ABSTRACT

Scholars typically view Causa 23 of Gratian’s Decretum within a vacuum, looking solely at the nature of a just war or the Church’s coercive powers. When one considers, however, that Gratian used the first recension of the Decretum for teaching, a more complex picture comes to light. Causa 23 fits into a tract on substantive law (i.e. law of obligations) comprising of Causa 22–Causa 26. Serving as the anchor of the tract, Causa 22 sets down the social norms of the oath whereby each party must ensure the integrity of the oath by fulfilling the requisite obligations and avoiding perjury. Employing these societal principles, this chapter argues that Causa 23 can be read as a case dealing with the practical nature of investiture.
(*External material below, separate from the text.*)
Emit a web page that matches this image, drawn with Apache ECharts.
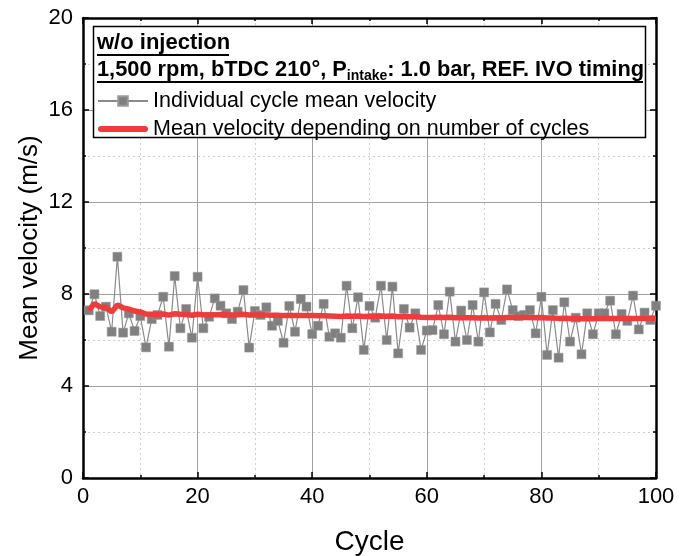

As bishops, prelates owed obedience to the pope, ministered to their flocks, and served as judges in ecclesiastical court. The bishops, however, had received civil jurisdiction from the emperor—that is, the emperor had invested them as lay lords—and thus they were expected to fulfill feudal obligations, such as military service and serving as judges in secular court. Gratian sought to teach students how, as future bishops, they should balance their ecclesiastical obligations with the military and judicial obligations required as feudal vassals and lords. In order to do this Gratian employs a particular pedagogical technique of organizing material according to a “theoretical approach and application of the approach” model. Gratian devotes particular questions to a definition of or a justification for the law—that is, the theory behind the law—while he devotes other questions to execution of the law—that is, how the law should be applied. Setting forth the philosophical underpinnings that military service and thus the waging of wars were justified, secular benefices were permitted to be used in defense of the Church and, while obligations were owed to the emperor, they could not be fulfilled in violation of the obligations owed to the pope. Echoing the Concordat of Worms (1122) that ended the Investiture Controversy, Gratian illustrated how a bishop could hold both an ecclesiastical and a secular benefice. He simply had to know when to wear which hat.